Close up of small single use Maker's Mark bottles with names attached as table assignments

The absolute best details…

  • Say something about you and your partner.
  • Are relatively simple.
  • Provide some type of use for you or your guests beyond your reception or wedding weekend. (Let’s hear it for not producing mountains of trash for landfills, just for that one cute photo.)

Top priority number one when considering any extras is making sure that you’re making some sort of statement about you and your partner.

Cardboard coaster with words dedicating things to parents

Make It About The Two Of You

Try printing facts about your relationship on cocktail napkins, like where you met or how you dressed as ketchup and mustard for Halloween one year. Get coasters with your dog’s face on them if you adopted him together. Statements about you and your partner, plus simplicity. You need cocktail napkins anyway, and your guests will still talk about them three Thanksgivings from now. Check and check.


Simplicity is major. Before you commit to a DIY, try making just one or a few of the item. Did it take you hours? Did you get mad? Abort that mission. Even if you know that every guest lives in the country and would definitely use it, you don’t really need to make a birdhouse for everyone. But you can still give them adorably packaged birdseed, because you and your partner love bird-watching together. It’s best to think of what you’re trying to convey, break it down into its most basic elements, then try and figure out how you can incorporate it simply. That’s guaranteed to spare you (and whoever you may recruit for help) a whole lot of frustration.

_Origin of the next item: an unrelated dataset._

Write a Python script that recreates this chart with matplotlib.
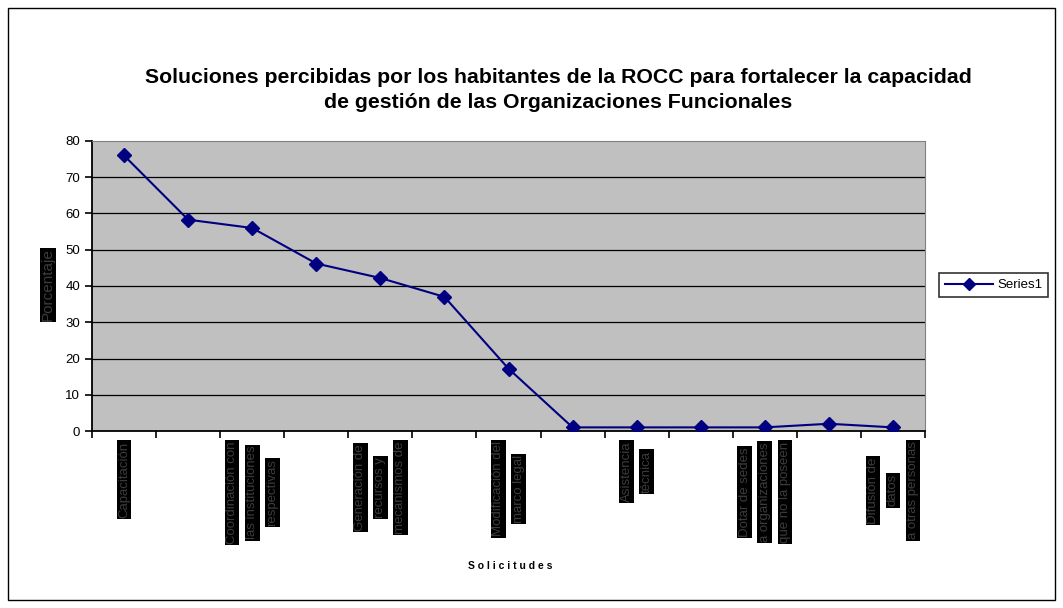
import numpy as np
import matplotlib.pyplot as plt
from matplotlib.patches import Rectangle
from matplotlib.lines import Line2D

plt.rcParams['font.family'] = ['Liberation Sans', 'DejaVu Sans']

# datos
titulo = 'Soluciones percibidas por los habitantes de la ROCC para fortalecer la capacidad\nde gestión de las Organizaciones Funcionales'
valores = [76, 58.3, 56, 46.2, 42.2, 37, 17.2, 1, 1, 1, 1, 2, 1]
# etiquetas de categoria (Excel solo muestra una de cada dos)
etiquetas = [
    ['Capacitación'],
    [],
    ['Coordinación con', 'las instituciones', 'respectivas'],
    [],
    ['Generación de', 'recursos y', 'mecanismos de'],
    [],
    ['Modificación del', 'marco legal'],
    [],
    ['Asistencia', 'técnica'],
    [],
    ['Dotar de sedes', 'a organizaciones', 'que no la poseen'],
    [],
    ['Difusión de', 'datos', 'a otras personas'],
]
y_ticks = [0, 10, 20, 30, 40, 50, 60, 70, 80]

fig = plt.figure(figsize=(10.63, 6.08), dpi=100)
fig.patches.append(Rectangle((8 / 1063, 8 / 608), 1047 / 1063, 592 / 608,
                             transform=fig.transFigure, fill=False,
                             edgecolor='black', linewidth=1))

ax = fig.add_axes([92 / 1063, 177 / 608, 833 / 1063, 290 / 608])
ax.set_facecolor('#c0c0c0')
x = np.arange(len(valores))
ax.plot(x, valores, color='#000080', linewidth=1.5, marker='D',
        markersize=7, label='Series1', zorder=3)

ax.set_xlim(-0.5, len(valores) - 0.5)
ax.set_ylim(0, 80)
ax.set_yticks(y_ticks)
ax.set_yticklabels([str(v) for v in y_ticks], fontsize=9.5)
ax.set_xticks(np.arange(-0.5, len(valores), 1.0))
ax.set_xticklabels([])
ax.tick_params(axis='both', direction='out', length=5, width=1.2, color='black')
for v in y_ticks[1:-1]:
    ax.axhline(v, color='black', linewidth=0.9, zorder=1)
ax.spines['left'].set_linewidth(1.3)
ax.spines['bottom'].set_linewidth(1.3)
ax.spines['top'].set_color('#808080')
ax.spines['right'].set_color('#808080')

# etiquetas verticales con fondo negro
anotaciones = []
for i, lineas in enumerate(etiquetas):
    n = len(lineas)
    grupo = []
    for j, t in enumerate(lineas):
        dx = (j - (n - 1) / 2) * 14.5
        a = ax.annotate(t, xy=(i, 0), xycoords=('data', 'axes fraction'),
                        xytext=(dx, -7.5), textcoords='offset points',
                        rotation=90, ha='center', va='top', fontsize=9.5,
                        color='#3c3c3c',
                        bbox=dict(boxstyle='square,pad=0.1', fc='black', ec='none'))
        grupo.append((a, dx))
    anotaciones.append(grupo)

fig.canvas.draw()
r = fig.canvas.get_renderer()
for grupo in anotaciones:
    if not grupo:
        continue
    alturas = [a.get_window_extent(r).height for a, dx in grupo]
    hmax = max(alturas)
    for (a, dx), h in zip(grupo, alturas):
        a.xyann = (dx, -7.5 - (hmax - h) / 2 * 72 / fig.dpi)

fig.text(48 / 1063, 1 - 285 / 608, 'Porcentaje', rotation=90,
         ha='center', va='center', fontsize=11, color='#3c3c3c',
         bbox=dict(boxstyle='square,pad=0.05', fc='black', ec='none'))

fig.text(510 / 1063, 1 - 566 / 608, 'S o l i c i t u d e s', ha='center',
         va='center', fontsize=7.5, fontweight='bold')
fig.text(558 / 1063, 1 - 90 / 608, titulo, ha='center', va='center',
         fontsize=15.3, fontweight='bold', linespacing=1.35)

h = Line2D([], [], color='#000080', linewidth=1.5, marker='D', markersize=6)
leg = fig.legend([h], ['Series1'], loc='center left',
                 bbox_to_anchor=(932 / 1063, 1 - 285 / 608), fontsize=9.5,
                 frameon=True, fancybox=False, borderpad=0.45,
                 handlelength=3.7, handletextpad=0.3)
leg.get_frame().set_edgecolor('black')
leg.get_frame().set_linewidth(1.2)

fig.savefig('out.png', dpi=100)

Bag of coffee that says "the perfect blend"

Use It Again

Beyond disposable items, consider what use you or your guests will get from details after your wedding. I love relationship timeline posters (which you can commission an artist to make if you don’t want to DIY!), and if they’re done well you can hang them in your home. If you’re going to add your initials or crest to clothing or accessories, consider how wearable they’ll be. Really can’t let go of shirts with your faces on them? Maybe give them to just your wedding party.

Edit, Edit, Edit

You know how the judges on Project Runway always are preaching the virtues of editing? Like, great ideas, but you should have gotten rid of five of them because it’s just one outfit? Or how Coco Chanel suggested removing one accessory before leaving the house? Same rule applies here. It’s just one wedding. And the “Pinterest just exploded all over this wedding” is not actually a great look, plus it’s expensive, exhausting, and often wasteful.

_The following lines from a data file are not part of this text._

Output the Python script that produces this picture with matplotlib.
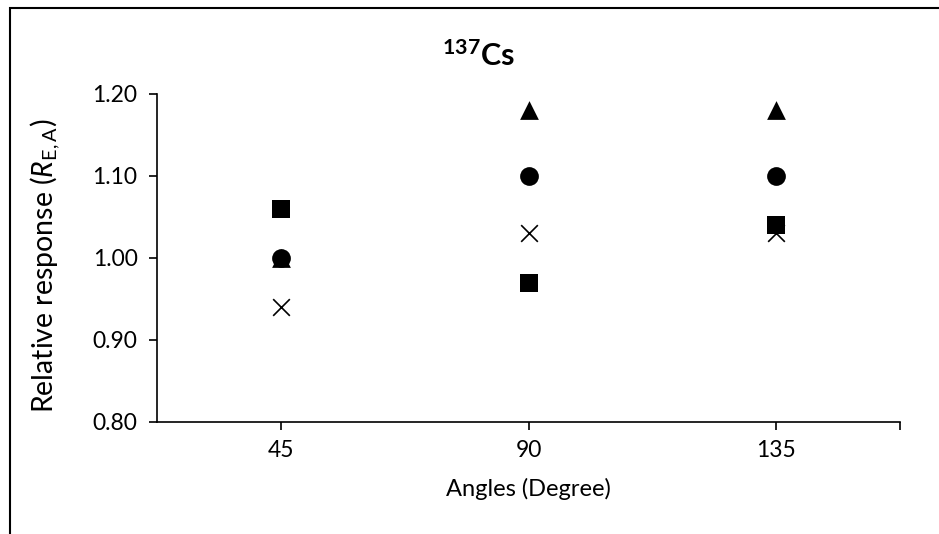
import matplotlib
matplotlib.use("Agg")
import matplotlib.pyplot as plt
from matplotlib.patches import Rectangle

FONT = "Lato"
plt.rcParams['font.family'] = [FONT, 'DejaVu Sans']
plt.rcParams['mathtext.fontset'] = 'custom'
plt.rcParams['mathtext.rm'] = FONT
plt.rcParams['mathtext.it'] = FONT + ':italic'
plt.rcParams['mathtext.bf'] = FONT + ':bold'

# Data
angles = [45, 90, 135]
tick_labels = ["45", "90", "135"]
series_triangle = [1.00, 1.18, 1.18]
series_cross = [0.94, 1.03, 1.03]
series_square = [1.06, 0.97, 1.04]
series_circle = [1.00, 1.10, 1.10]
y_ticks = [0.80, 0.90, 1.00, 1.10, 1.20]

W, H = 939, 534
fig = plt.figure(figsize=(W / 100, H / 100), dpi=100)
fig.patch.set_facecolor('white')

# outer chart border (left and top visible)
fig.patches.append(Rectangle((10 / W, -0.1), 1.2, (H - 8) / H + 0.1,
                             transform=fig.transFigure, fill=False,
                             edgecolor='black', linewidth=1.5, zorder=0))

left, right, top, bottom = 157, 900, 94, 422
ax = fig.add_axes([left / W, 1 - bottom / H, (right - left) / W, (bottom - top) / H])

ax.scatter(angles, series_triangle, marker='^', s=13.5 ** 2, color='black', linewidths=0, zorder=3)
ax.scatter(angles, series_cross, marker='x', s=12 ** 2, color='black', linewidths=1.2, zorder=3)
ax.scatter(angles, series_square, marker='s', s=13 ** 2, color='black', linewidths=0, zorder=3)
ax.scatter(angles, series_circle, marker='o', s=13.5 ** 2, color='black', linewidths=0, zorder=3)

ax.set_xlim(22.5, 157.5)
ax.set_ylim(0.80, 1.20)
ax.set_xticks(angles + [157.5])
ax.set_xticklabels(tick_labels + [""])
ax.set_yticks(y_ticks)
ax.set_yticklabels([f"{v:.2f}" for v in y_ticks])

for s in ['top', 'right']:
    ax.spines[s].set_visible(False)
for s in ['left', 'bottom']:
    ax.spines[s].set_linewidth(1.2)
    ax.spines[s].set_color('black')

ax.tick_params(axis='both', direction='out', length=6, width=1.2, colors='black', labelsize=16.5)
ax.tick_params(axis='y', pad=8)
ax.tick_params(axis='x', pad=7)

ax.set_xlabel("Angles (Degree)", fontsize=17, labelpad=12)
ax.set_ylabel(r"Relative response ($\mathit{R}_{\mathrm{E,A}}$)", fontsize=20.5, va='center')
ax.yaxis.set_label_coords((45 - left) / (right - left), (bottom - 266) / (bottom - top))

fig.text(478 / W, 1 - 56 / H, r"$^{\mathbf{137}}$Cs", fontsize=22, fontweight='bold',
         ha='center', va='center')

fig.savefig("out.png", dpi=100, facecolor='white')
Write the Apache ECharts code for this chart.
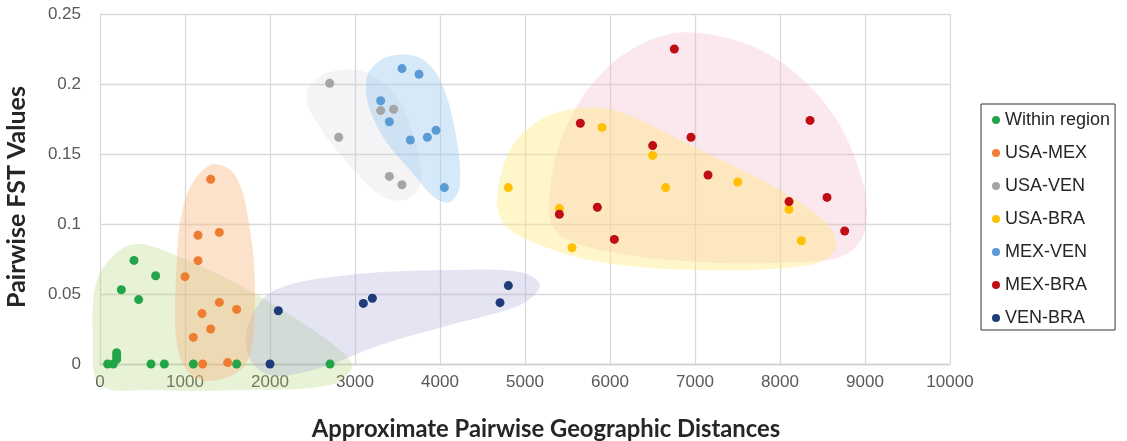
<!DOCTYPE html>
<html>
<head>
<meta charset="utf-8">
<script src="https://cdn.jsdelivr.net/npm/echarts@6/dist/echarts.min.js"></script>
<style>
html,body{margin:0;padding:0;background:#fff;}
#chart{width:1127px;height:441px;}
</style>
</head>
<body>
<div id="chart"></div>
<script>
// ---- data (distance, FST) ----
const seriesNames = ['Within region','USA-MEX','USA-VEN','USA-BRA','MEX-VEN','MEX-BRA','VEN-BRA'];
const withinRegion = [[90,0],[157,0],[196,0.0033],[196,0.0057],[196,0.008],[251,0.053],[400,0.074],[455,0.046],[600,0],[655,0.063],[757,0],[1098,0],[1608,0],[2706,0]];
const usaMex = [[1000,0.0624],[1098,0.019],[1153,0.092],[1153,0.0738],[1200,0.036],[1208,0],[1302,0.132],[1302,0.025],[1404,0.094],[1404,0.044],[1502,0.001],[1608,0.039]];
const usaVen = [[2702,0.2005],[2808,0.162],[3302,0.181],[3455,0.182],[3404,0.134],[3553,0.128]];
const usaBra = [[4804,0.126],[5404,0.111],[5553,0.083],[5906,0.169],[6502,0.149],[6655,0.126],[7502,0.130],[8106,0.1105],[8251,0.088]];
const mexVen = [[3302,0.188],[3404,0.173],[3553,0.211],[3651,0.16],[3753,0.207],[3851,0.162],[3953,0.167],[4051,0.126]];
const mexBra = [[5404,0.107],[5651,0.172],[5851,0.112],[6051,0.089],[6502,0.156],[6757,0.225],[6953,0.162],[7153,0.135],[8106,0.116],[8353,0.174],[8553,0.119],[8761,0.095]];
const venBra = [[2000,0],[2098,0.038],[3098,0.0433],[3204,0.047],[4706,0.0438],[4804,0.056]];

// ---- shaded cluster outlines (data coordinates) ----
const blobWithin = [[-82,0.0171],[-35,0.06],[235,0.0814],[471,0.0857],[882,0.0779],[1529,0.06],[2235,0.035],[2824,0.01],[2965,-0.0029],[2706,-0.015],[1765,-0.0186],[588,-0.0186],[0,-0.015]];
const blobUsaMex = [[1294,0.1421],[1588,0.135],[1765,0.0957],[1824,0.0457],[1741,0.0029],[1471,-0.01],[1118,-0.01],[918,0.01],[894,0.06],[1000,0.1171]];
const blobVenBra = [[1765,0.0314],[2059,0.0529],[2941,0.0636],[4118,0.0671],[4941,0.0657],[5176,0.0564],[4941,0.0421],[4118,0.0279],[3294,0.0136],[2588,-0.0029],[2000,-0.0079],[1741,0.0064]];
const blobUsaVen = [[2471,0.1993],[2706,0.2086],[3118,0.2086],[3471,0.1921],[3706,0.16],[3765,0.1279],[3588,0.1171],[3294,0.1207],[2882,0.1457],[2529,0.1743],[2435,0.1886]];
const blobMexVen = [[3176,0.21],[3412,0.22],[3765,0.2186],[4000,0.2029],[4176,0.1671],[4235,0.1279],[4118,0.1157],[3941,0.1186],[3647,0.1386],[3353,0.16],[3176,0.1814],[3129,0.1971]];
const blobUsaBra = [[4671,0.1171],[4824,0.1529],[5176,0.1743],[5647,0.1829],[6118,0.18],[7059,0.1529],[8000,0.1243],[8565,0.0993],[8647,0.0814],[8353,0.0707],[7059,0.0671],[5882,0.0729],[5176,0.085],[4765,0.0993]];
const blobMexBra = [[5294,0.1243],[5471,0.1671],[5882,0.2064],[6471,0.2314],[7059,0.2364],[7882,0.2207],[8588,0.1814],[8965,0.1314],[9000,0.0957],[8765,0.0779],[8235,0.0729],[7059,0.0729],[5882,0.0814],[5353,0.0957]];

const pointColors = ['#22a447','#ed7d31','#a5a5a5','#ffc000','#5b9bd5','#c00d14','#1f3b78'];
const blobs = [
  [blobMexBra,'rgba(243,175,198,0.30)'],
  [blobUsaBra,'rgba(255,232,120,0.40)'],
  [blobUsaVen,'rgba(205,205,215,0.22)'],
  [blobMexVen,'rgba(150,200,240,0.40)'],
  [blobWithin,'rgba(170,210,110,0.28)'],
  [blobVenBra,'rgba(165,165,215,0.30)'],
  [blobUsaMex,'rgba(248,180,125,0.40)']
];

const chart = echarts.init(document.getElementById('chart'));
const font = '"Liberation Sans", Arial, sans-serif';
const titleFont = 'Lato, "Open Sans", sans-serif';

const blobSeries = blobs.map(function(b){
  const pts = b[0], fill = b[1];
  return {
    type:'custom', silent:true, z:1, clip:false,
    data:[[0,0]],
    renderItem:function(params, api){
      return {type:'polygon', shape:{points: pts.map(function(p){return api.coord(p);}), smooth:0.35}, style:{fill:fill}};
    }
  };
});

const pointData = [withinRegion,usaMex,usaVen,usaBra,mexVen,mexBra,venBra];
const pointSeries = seriesNames.map(function(n,i){
  return {name:n, type:'scatter', z:5, symbol:'circle', symbolSize:9, data:pointData[i],
    itemStyle:{color:pointColors[i], opacity:1}};
});

chart.setOption({
  animation:false,
  backgroundColor:'#fff',
  color: pointColors,
  grid:{left:100, right:177, top:14, bottom:77, containLabel:false, outerBoundsMode:'none'},
  xAxis:{type:'value', min:0, max:10000, interval:1000,
    name:'Approximate Pairwise Geographic Distances', nameLocation:'middle', nameGap:53,
    nameTextStyle:{fontFamily:titleFont, fontWeight:'bold', fontSize:23.8, color:'#262626', padding:[0,0,0,42]},
    axisLine:{show:true, lineStyle:{color:'#d0d0d0', width:1.3}},
    axisTick:{show:false},
    axisLabel:{fontFamily:font, fontSize:17, color:'#595959', margin:10, formatter:function(v){return String(v);}},
    splitLine:{show:true, lineStyle:{color:'#dadada', width:1.3}}
  },
  yAxis:{type:'value', min:0, max:0.25, interval:0.05,
    name:'Pairwise FST Values', nameLocation:'middle', nameGap:71,
    nameTextStyle:{fontFamily:titleFont, fontWeight:'bold', fontSize:25, color:'#262626', padding:[0,16,0,0]},
    axisLine:{show:false}, axisTick:{show:false},
    axisLabel:{fontFamily:font, fontSize:17, color:'#595959', margin:19},
    splitLine:{show:true, lineStyle:{color:'#dadada', width:1.3}}
  },
  legend:{
    data: seriesNames, orient:'vertical', left:981, top:104,
    itemWidth:8, itemHeight:8, itemGap:13, icon:'circle',
    padding:[6,5,2,11], borderColor:'#333', borderWidth:1,
    selectedMode:false,
    textStyle:{fontFamily:font, fontSize:18, color:'#262626', lineHeight:20}
  },
  series: blobSeries.concat(pointSeries)
});
</script>
</body>
</html>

So edit. Even if you can swing it, personalized details at every turn can overwhelm your guests. A few personalized touches here and there, though, can make your wedding super special for your guests and make them feel included in your story.

What fun details are you planning for your wedding? What details are you wondering if you should cut (or not)? And if you’ve already gotten married, what was worth it, and what was really not?